The unsupported categories continue to be highlighted in the issue body — they’re just not auto-fixed yet.

The gate lives in workflow config (or user intent), never on the GitHub webhook itself.

  • Workflow flow — set remediate: true on the workflow’s tool.input. Default is off. The flag is per-workflow; toggle it in the workflow editor’s webhook-trigger node.
  • Chat flow — the user’s explicit request gates it. “Resolve the pinning in quantcdn/foo triggers it; “Does CVE-X affect us?” does not. The agent proposes the plan and waits for explicit confirmation in the same conversation before dispatching quant_autonomous_start.

Whatever the entry point, the resulting PR is identical in shape:

  • Branch: supply-chain/remediate-pin-<issue-N>
  • Title: fix: pin supply-chain dependencies
  • Body: Remediates: #N (or the chat session URL), plus a per-pin source citation
  • Diff: only the pins from the plan — never version bumps, never adjacent edits
  • Never auto-merged.
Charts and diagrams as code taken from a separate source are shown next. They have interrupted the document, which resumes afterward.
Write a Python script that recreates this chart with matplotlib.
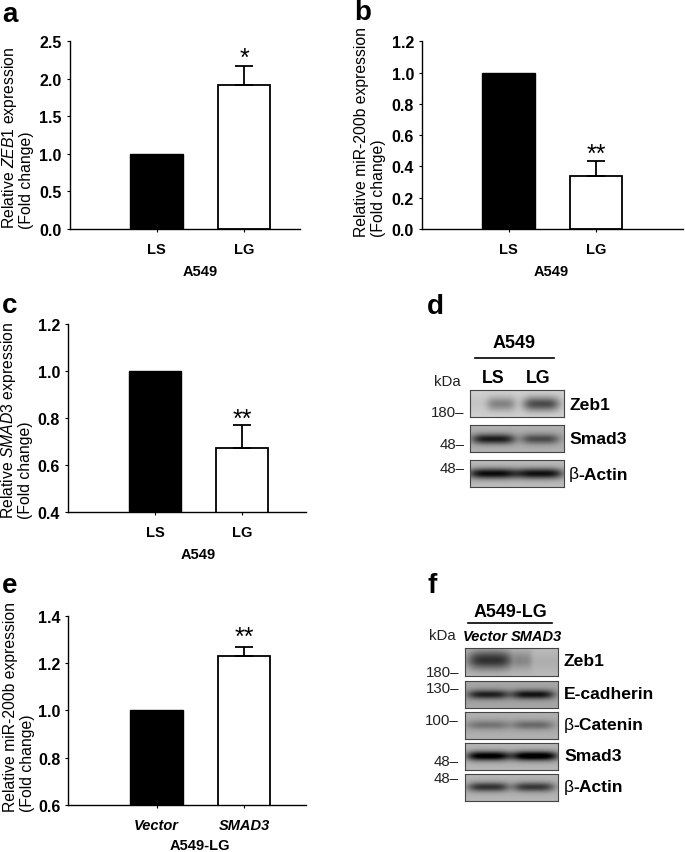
import numpy as np
import matplotlib
matplotlib.use("Agg")
import matplotlib.pyplot as plt

W, H = 685, 853

plt.rcParams['font.family'] = ['Liberation Sans', 'DejaVu Sans']
plt.rcParams['mathtext.fontset'] = 'custom'
plt.rcParams['mathtext.rm'] = 'Liberation Sans'
plt.rcParams['mathtext.it'] = 'Liberation Sans:italic'
plt.rcParams['mathtext.bf'] = 'Liberation Sans:bold'

# bar data
ls_lg = ["LS", "LG"]
vec_smad = ["Vector", "SMAD3"]

zeb1_vals = [1.0, 1.92]
zeb1_err = [0, 0.255]
mir_vals = [1.0, 0.339]
mir_err = [0, 0.098]
smad3_vals = [1.0, 0.674]
smad3_err = [0, 0.095]
mir_lg_vals = [1.0, 1.232]
mir_lg_err = [0, 0.037]

zeb1_ticks = [0.0, 0.5, 1.0, 1.5, 2.0, 2.5]
mir_ticks = [0.0, 0.2, 0.4, 0.6, 0.8, 1.0, 1.2]
smad3_ticks = [0.4, 0.6, 0.8, 1.0, 1.2]
mir_lg_ticks = [0.6, 0.8, 1.0, 1.2, 1.4]

# blot bands, darkness of each lane
blot_d_names = ["Zeb1", "Smad3", "β-Actin"]
blot_d_bg = [0.82, 0.70, 0.74]
blot_d_dark = [[0.26, 0.48], [0.55, 0.36], [0.66, 0.64]]
blot_d_kda = ["180–", "48–", "48–"]

blot_f_names = ["Zeb1", "E-cadherin", "β-Catenin", "Smad3", "β-Actin"]
blot_f_bg = [0.73, 0.66, 0.70, 0.72, 0.72]
blot_f_dark = [[0.50, 0.15], [0.50, 0.55], [0.20, 0.24], [0.72, 0.76], [0.48, 0.46]]
blot_f_kda = ["180–", "130–", "100–", "48–", "48–"]

fig = plt.figure(figsize=(W / 100, H / 100), dpi=100)


def put(x, y, s, **kw):
    kw.setdefault('ha', 'center')
    kw.setdefault('va', 'center')
    kw.setdefault('color', 'black')
    return fig.text(x / W, 1 - y / H, s, **kw)


def bar_panel(left, right, top, bottom, c0, c1, vals, errs, ticks, labels, italic=False):
    ax = fig.add_axes([left / W, 1 - bottom / H, (right - left) / W, (bottom - top) / H])
    step = c1 - c0
    ax.set_xlim((left - c0) / step, (right - c0) / step)
    ax.set_ylim(ticks[0], ticks[-1])
    ax.bar([0], vals[0], width=0.605, color='black', edgecolor='black', linewidth=1.0)
    ax.bar([1], vals[1], width=0.595, color='white', edgecolor='black', linewidth=1.3)
    ax.errorbar([1], vals[1], yerr=[[0], [errs[1]]], color='black', elinewidth=1.3,
                capsize=6.3, capthick=1.3, fmt='none')
    ax.set_xticks([0, 1])
    ax.set_xticklabels(labels, fontsize=10.5, fontweight='bold',
                       fontstyle='italic' if italic else 'normal')
    ax.set_yticks(ticks)
    ax.set_yticklabels(["%.1f" % t for t in ticks], fontsize=11.5, fontweight='bold')
    ax.tick_params(axis='x', length=2, width=0.8, pad=7.5)
    ax.tick_params(axis='y', length=2.5, width=0.8, pad=3)
    ax.spines['top'].set_visible(False)
    ax.spines['right'].set_visible(False)
    ax.spines['left'].set_linewidth(1.0)
    ax.spines['bottom'].set_linewidth(1.0)
    return ax


def ylabel2(x1, x2, bottom, line1, size=11.3):
    put(x1, bottom, line1, rotation=90, va='bottom', fontsize=size)
    put(x2, bottom, "(Fold change)", rotation=90, va='bottom', fontsize=size)


def blot(left, right, top, bottom, bg, dark, lanes, wide, tall=0.16, cy=0.52):
    ny, nx = 60, 200
    xs = np.linspace(0, 1, nx)
    ys = np.linspace(0, 1, ny)
    X, Y = np.meshgrid(xs, ys)
    img = np.full((ny, nx), float(bg))
    img -= 0.05 * (np.abs(Y - 0.5) * -2 + 1)
    for cx, d, w in zip(lanes, dark, wide):
        img -= d * np.exp(-((X - cx) / w) ** 4) * np.exp(-((Y - cy) / tall) ** 2)
    ax = fig.add_axes([left / W, 1 - bottom / H, (right - left) / W, (bottom - top) / H])
    ax.imshow(np.clip(img, 0, 1), cmap='gray', vmin=0, vmax=1, aspect='auto',
              interpolation='bilinear')
    ax.set_xticks([])
    ax.set_yticks([])
    for s in ax.spines.values():
        s.set_color('#444444')
        s.set_linewidth(0.8)


# panel a
bar_panel(69.5, 300, 42.3, 230, 156.7, 244, zeb1_vals, zeb1_err, zeb1_ticks, ls_lg)
ylabel2(9.5, 26.5, 229, r"Relative $\mathit{ZEB1}$ expression")
put(200, 272, "A549", fontsize=10.5, fontweight='bold')
put(244, 59, "*", fontsize=18)

# panel b
bar_panel(421.7, 683, 42.3, 230, 508.5, 596, mir_vals, mir_err, mir_ticks, ls_lg)
ylabel2(361.5, 379, 237, "Relative miR-200b expression")
put(551.7, 272, "A549", fontsize=10.5, fontweight='bold')
put(596, 155, "**", fontsize=18)

# panel c
bar_panel(67.7, 306, 325, 513, 155, 242, smad3_vals, smad3_err, smad3_ticks, ls_lg)
ylabel2(9, 25.5, 519, r"Relative $\mathit{SMAD3}$ expression")
put(198, 555, "A549", fontsize=10.5, fontweight='bold')
put(242, 420, "**", fontsize=18)

# panel e
bar_panel(68.3, 306, 617, 805.7, 156.7, 244, mir_lg_vals, mir_lg_err, mir_lg_ticks, vec_smad, italic=True)
ylabel2(10.5, 27.5, 812, "Relative miR-200b expression")
put(200, 846.5, "A549-LG", fontsize=10.5, fontweight='bold')
put(244, 638, "**", fontsize=18)

# panel letters
for x, y, s in [(2, 21.5, "a"), (354, 20.5, "b"), (2, 313, "c"),
                (427, 314, "d"), (2, 593, "e"), (428, 593, "f")]:
    put(x, y, s, ha='left', va='baseline', fontsize=20, fontweight='bold')


def name_label(x, y, name, size=12.6):
    if name.startswith("β"):
        put(x, y, "β", ha='left', fontsize=size)
        put(x + 9.5, y, name[1:], ha='left', fontsize=size, fontweight='bold')
    else:
        put(x, y, name, ha='left', fontsize=size, fontweight='bold')


# panel d blots
d_rows = [(391.3, 418.3), (425.7, 452.7), (460.7, 488.3)]
d_widths = [[0.15, 0.19], [0.23, 0.20], [0.26, 0.25]]
d_lanes = [[0.33, 0.76], [0.25, 0.75], [0.24, 0.74]]
for i, (t, b) in enumerate(d_rows):
    blot(469.7, 563.7, t, b, blot_d_bg[i], blot_d_dark[i], d_lanes[i], d_widths[i],
         tall=0.26 if i == 0 else 0.19)
    name_label(569, (t + b) / 2 + 0.5, blot_d_names[i])
for y, s in zip([413, 445, 469], blot_d_kda):
    put(464.5, y, s, ha='right', fontsize=10.8, color='#222222')
put(447, 381.7, "kDa", fontsize=10.8, color='#222222')
put(514, 343, "A549", fontsize=13, fontweight='bold')
fig.add_artist(plt.Line2D([475 / W, 554.3 / W], [1 - 359.3 / H] * 2, color='black', lw=1.2))
put(493.7, 378.7, "LS", fontsize=12.8, fontweight='bold')
put(537.7, 378.7, "LG", fontsize=12.8, fontweight='bold')

# panel f blots
f_rows = [(649.3, 676.7), (682.3, 709.3), (712.7, 740), (744, 771.3), (774.7, 802)]
f_widths = [[0.24, 0.09], [0.22, 0.23], [0.23, 0.22], [0.23, 0.25], [0.22, 0.22]]
f_lanes = [[0.27, 0.63], [0.25, 0.73], [0.25, 0.73], [0.25, 0.75], [0.25, 0.74]]
for i, (t, b) in enumerate(f_rows):
    blot(465, 557.7, t, b, blot_f_bg[i], blot_f_dark[i], f_lanes[i], f_widths[i],
         tall=0.34 if i == 0 else 0.17, cy=0.42 if i == 0 else 0.5)
    name_label(564, (t + b) / 2 - 1, blot_f_names[i])
for y, s in zip([673.3, 689.3, 721, 761.7, 779.3], blot_f_kda):
    put(459, y, s, ha='right', fontsize=10.8, color='#222222')
put(442.3, 636, "kDa", fontsize=10.8, color='#222222')
put(510, 612.7, "A549-LG", fontsize=12.9, fontweight='bold')
fig.add_artist(plt.Line2D([468.3 / W, 552 / W], [1 - 624.3 / H] * 2, color='black', lw=1.2))
put(485, 637.3, "Vector", fontsize=10.5, fontweight='bold', fontstyle='italic')
put(536.7, 637.3, "SMAD3", fontsize=10.5, fontweight='bold', fontstyle='italic')

fig.savefig("out.png", dpi=100)
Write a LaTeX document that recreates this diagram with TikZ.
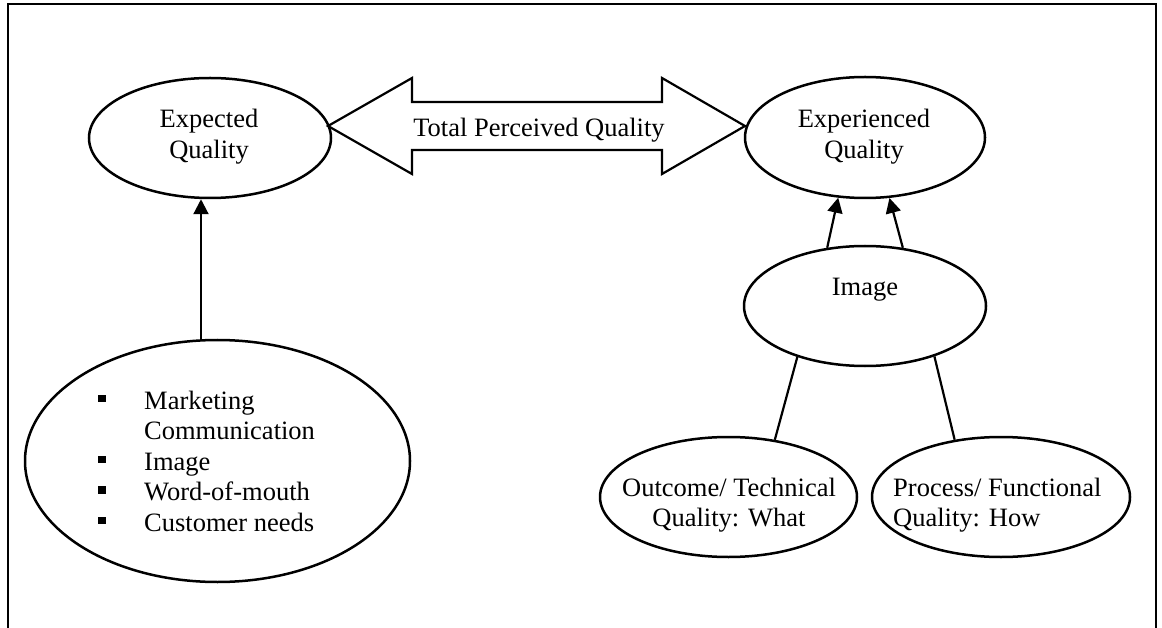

A human reviews and merges.

A second remediation run updates the existing PR in place rather than opening duplicates. The branch and PR persist across runs, refreshed on each pass.

A pin only lands in the plan if the SHA / digest resolves from a primary source (the action repo’s tag→ref endpoint, the Docker registry digest API). If the agent cannot resolve a ref authoritatively, the entry is omitted — the issue still flags it as unpinned, just without an automatic fix. The agent never guesses a SHA.

  • It does not edit application code. Even when remediation is enabled, only pinning fixes are applied — never version bumps, refactors, or anything outside the plan.
  • It does not auto-merge. Every remediation PR requires human review.
  • It does not blind-approve PRs. In review mode, it posts a comment by default and only uses REQUEST_CHANGES for genuine high-risk findings.
  • It does not bypass the audit’s read-only stance to “fix while it’s there.” Audit and remediation are separate passes.